The Lore of Yesteryear
KRS on Stop the Violence Movement & Tour
The Lore of Yesteryear
At its core, hip-hop thrives on history and tradition. Rappers are almost always aware, acutely so, in fact, of their influences.They often describe the locales they represent (see 2pac’s “California Love” and Jay-Z’s “Empire State of Mind”). They also pay tribute to the giants of the culture, as in 2pac’s “Old School” and Nas’s “U.B.R. (Unauthorized Biography of Rakim)”. Likewise, Joell Ortiz’s mixtape Joell Ortiz Covers the Classics finds Ortiz going for broke over some of hip-hop’s most recognizable productions.
This reverence for the lore of yesteryear gives hip-hop a rich, though sometimes familiar, reservoir of source material. It also places rappers in a unique position to reflect on the past while offering their views on the present and the future.
Similarly, hip-hop’s songs are uniquely situated to provide listeners with access to historical critique and starting points for dialogue. Sampling, for example, allows contrasting voices, instruments, and styles to be juxtaposed. Although it’s not always an affordable tool, considering the costs of clearing samples, the technique yields qualitative dividends when it’s handled right. Consider, for example, the inventive use of James Brown samples in “Brand New Funk” by DJ Jazzy Jeff & the Fresh Prince. Using the sounds of a legendary funk master to augment the rap group’s “new funk” is a stroke of genius, a way of melding past and present into something timeless enough to still be enjoyable in the future.

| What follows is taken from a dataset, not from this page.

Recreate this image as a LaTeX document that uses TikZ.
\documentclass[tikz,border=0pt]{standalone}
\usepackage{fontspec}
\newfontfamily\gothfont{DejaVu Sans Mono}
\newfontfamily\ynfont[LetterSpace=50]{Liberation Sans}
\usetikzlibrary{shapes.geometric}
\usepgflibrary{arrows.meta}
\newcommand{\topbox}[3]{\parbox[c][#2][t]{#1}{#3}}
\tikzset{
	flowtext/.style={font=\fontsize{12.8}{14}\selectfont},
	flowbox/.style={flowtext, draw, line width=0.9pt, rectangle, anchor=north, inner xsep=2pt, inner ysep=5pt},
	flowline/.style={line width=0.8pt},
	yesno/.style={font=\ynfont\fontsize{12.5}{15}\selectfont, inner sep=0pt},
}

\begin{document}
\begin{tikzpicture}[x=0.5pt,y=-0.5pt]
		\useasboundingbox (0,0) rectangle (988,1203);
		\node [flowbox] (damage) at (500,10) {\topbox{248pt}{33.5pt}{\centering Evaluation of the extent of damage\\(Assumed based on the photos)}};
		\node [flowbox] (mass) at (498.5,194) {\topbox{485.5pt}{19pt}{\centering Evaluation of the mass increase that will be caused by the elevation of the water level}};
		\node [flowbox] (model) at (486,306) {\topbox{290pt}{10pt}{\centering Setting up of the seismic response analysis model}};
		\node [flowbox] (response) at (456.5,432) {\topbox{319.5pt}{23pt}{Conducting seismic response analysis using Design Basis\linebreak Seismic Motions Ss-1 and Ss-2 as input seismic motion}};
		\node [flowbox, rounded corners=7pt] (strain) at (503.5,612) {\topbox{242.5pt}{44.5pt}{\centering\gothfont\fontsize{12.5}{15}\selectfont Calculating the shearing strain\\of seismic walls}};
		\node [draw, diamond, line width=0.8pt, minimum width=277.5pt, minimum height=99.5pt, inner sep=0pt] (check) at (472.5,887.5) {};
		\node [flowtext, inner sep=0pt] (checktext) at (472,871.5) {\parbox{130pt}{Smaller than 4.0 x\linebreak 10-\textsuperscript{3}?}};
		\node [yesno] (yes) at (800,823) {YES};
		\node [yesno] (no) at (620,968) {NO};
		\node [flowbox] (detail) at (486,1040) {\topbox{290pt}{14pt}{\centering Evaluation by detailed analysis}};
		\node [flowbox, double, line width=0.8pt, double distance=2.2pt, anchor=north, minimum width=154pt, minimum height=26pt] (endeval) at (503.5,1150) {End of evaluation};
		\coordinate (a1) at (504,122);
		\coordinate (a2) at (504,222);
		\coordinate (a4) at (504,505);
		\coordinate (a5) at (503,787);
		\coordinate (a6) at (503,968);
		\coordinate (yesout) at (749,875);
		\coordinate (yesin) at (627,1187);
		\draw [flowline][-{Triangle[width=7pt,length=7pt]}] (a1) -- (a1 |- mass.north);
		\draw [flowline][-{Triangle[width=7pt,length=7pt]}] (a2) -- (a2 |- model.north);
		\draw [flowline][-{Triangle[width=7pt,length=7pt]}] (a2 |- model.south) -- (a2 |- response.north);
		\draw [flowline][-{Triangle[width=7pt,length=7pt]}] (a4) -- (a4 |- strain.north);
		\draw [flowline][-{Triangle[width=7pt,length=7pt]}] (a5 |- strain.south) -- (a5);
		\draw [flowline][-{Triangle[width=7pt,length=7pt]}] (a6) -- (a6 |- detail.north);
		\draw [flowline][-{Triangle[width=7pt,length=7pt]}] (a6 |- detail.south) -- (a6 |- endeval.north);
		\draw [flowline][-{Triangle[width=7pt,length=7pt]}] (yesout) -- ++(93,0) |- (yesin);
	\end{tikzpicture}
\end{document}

As for critique, consider Nas’ “Black President”, a single intent upon examining the viability of a Black president in the 21st century while sampling 2pac’s decidedly 20th century commentary, “Although it seems heaven sent / we ain’t ready to have a Black president”. More obscure crate digging, which we often get from folks like Madlib and Pete Rock, also serves the educational function already discussed.

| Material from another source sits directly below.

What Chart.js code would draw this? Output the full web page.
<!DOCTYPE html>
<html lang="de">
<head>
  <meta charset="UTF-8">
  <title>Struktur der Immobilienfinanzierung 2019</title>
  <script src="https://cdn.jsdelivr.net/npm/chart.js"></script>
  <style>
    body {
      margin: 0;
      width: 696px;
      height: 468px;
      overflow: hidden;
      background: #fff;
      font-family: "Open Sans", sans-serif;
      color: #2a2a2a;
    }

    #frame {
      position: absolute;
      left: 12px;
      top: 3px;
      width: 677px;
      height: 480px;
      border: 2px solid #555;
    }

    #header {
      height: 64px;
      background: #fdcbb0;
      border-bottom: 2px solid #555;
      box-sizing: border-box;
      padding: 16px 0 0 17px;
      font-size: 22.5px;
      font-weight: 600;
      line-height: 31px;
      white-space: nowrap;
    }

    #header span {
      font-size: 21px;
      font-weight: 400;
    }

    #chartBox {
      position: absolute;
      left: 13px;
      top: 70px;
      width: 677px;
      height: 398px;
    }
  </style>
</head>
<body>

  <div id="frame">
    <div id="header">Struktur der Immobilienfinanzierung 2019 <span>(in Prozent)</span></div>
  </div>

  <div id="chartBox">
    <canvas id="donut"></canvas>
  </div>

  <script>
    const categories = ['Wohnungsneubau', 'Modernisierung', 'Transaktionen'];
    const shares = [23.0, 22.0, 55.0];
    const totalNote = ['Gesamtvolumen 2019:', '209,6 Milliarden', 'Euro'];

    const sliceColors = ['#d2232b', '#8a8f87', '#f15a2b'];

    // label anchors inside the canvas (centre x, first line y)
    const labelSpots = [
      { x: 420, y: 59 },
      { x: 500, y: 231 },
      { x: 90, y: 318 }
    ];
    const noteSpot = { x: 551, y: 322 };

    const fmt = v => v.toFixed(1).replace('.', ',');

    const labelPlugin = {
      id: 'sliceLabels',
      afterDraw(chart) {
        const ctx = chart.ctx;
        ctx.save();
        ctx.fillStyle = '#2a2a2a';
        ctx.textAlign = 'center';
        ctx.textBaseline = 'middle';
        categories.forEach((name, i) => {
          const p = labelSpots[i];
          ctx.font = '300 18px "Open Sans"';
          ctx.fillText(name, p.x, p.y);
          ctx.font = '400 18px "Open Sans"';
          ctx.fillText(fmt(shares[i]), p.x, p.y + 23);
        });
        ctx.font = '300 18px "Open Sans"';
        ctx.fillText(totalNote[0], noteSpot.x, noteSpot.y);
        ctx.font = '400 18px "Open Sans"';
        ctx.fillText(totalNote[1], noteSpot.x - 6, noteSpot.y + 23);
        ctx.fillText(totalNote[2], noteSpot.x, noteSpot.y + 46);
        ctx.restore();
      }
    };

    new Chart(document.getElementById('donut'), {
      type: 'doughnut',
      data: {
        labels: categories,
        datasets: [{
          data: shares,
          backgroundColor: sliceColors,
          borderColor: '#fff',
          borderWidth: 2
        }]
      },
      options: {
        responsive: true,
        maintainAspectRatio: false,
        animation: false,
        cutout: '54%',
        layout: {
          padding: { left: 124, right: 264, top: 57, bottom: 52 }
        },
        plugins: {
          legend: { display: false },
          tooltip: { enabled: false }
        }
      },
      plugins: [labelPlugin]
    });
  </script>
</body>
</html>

Viewed in an optimistic light, the downturn of in-store record sales should prompt artists to reach higher, to aspire to create meaningful records, if for no other reason than to be distinct from the competition and survive these difficult economic times. What was once a fiercely centralized system has become increasingly, and in some respects delightfully, diffuse. Independent labels, plus a robust mixtape culture, help promote the projects artists enjoy most.
Internet distribution promises a wide audience at a lower cost. The whole thing has opened the entire game to a diverse selection of artists, leveling the field somewhat when it comes to getting noticed. Moreover, many of these artists have used their freedom of distribution to share interesting concepts that might have otherwise been shelved at a major label for lack of easy categorization.
Of course, there’s an argument to be made that so much consumer access makes it easier for artists to get lost in the sheer volume of voices. It seems like there’s a new beat maker or emcee waiting behind every hyperlink. Perhaps, though, this challenge might be met with creativity, and releases that embrace history and culture go a long way toward distinguishing the leaders from the also-rans.
Meanwhile, this independence of distribution gives artists the ability to explore less worn subjects without worrying as much about fitting into a company’s promotional campaign. Apple Juice Kid’s albums reworking music from Miles Davis and Louis Armstrong immediately come to mind, fulfilling the need for creativity by imaginatively reworking the material while also serving an educational need for those who are unfamiliar with these jazz icons.
“Oh, sure,” you say. “Internet distribution is all well and good. But e-fans are as fickle as the ones offline. You know they’ll hate on rappers that try to be creative.” Maybe so. Chamillionaire’s “Internet Thugs Attack”, from his Mixtape Messiah 7 mixtape, addresses this in a hilarious way. In it, the rapper gets blasted by an Internet fan(atic) who rhymes that he will “terrorize suckers on the Internet daily”, “click this mouse pad at your career so damn hard”, and commit all sorts of virtual mayhem.
Nevertheless, the point remains that rappers are more likely to release what they want through Internet sites and blogs, without worrying too much that they will lose out on the retail end. In fact, the retail agenda might be better served by taking advantage of Internet channels. In this way, historical and cultural rhymes will have ample opportunity to flourish, along with a better chance of reaching an appreciative audience.
I’m not suggesting that rappers lean exclusively in this historical direction. That could be just as monotonous as having too many songs involving sex, violence, or any other topic. Songs exclusively devoted to culture may be fine for a niche audience, but too much of it could be divisive. The use of historical subjects shouldn’t become trite or formulaic. For artists, however, songs tapping into a wider variety of source material have the potential to grab more listeners and gain the admiration of existing ones. Audiences, in turn, are (hopefully) entertained by creativity and a greater sense of conceptual balance.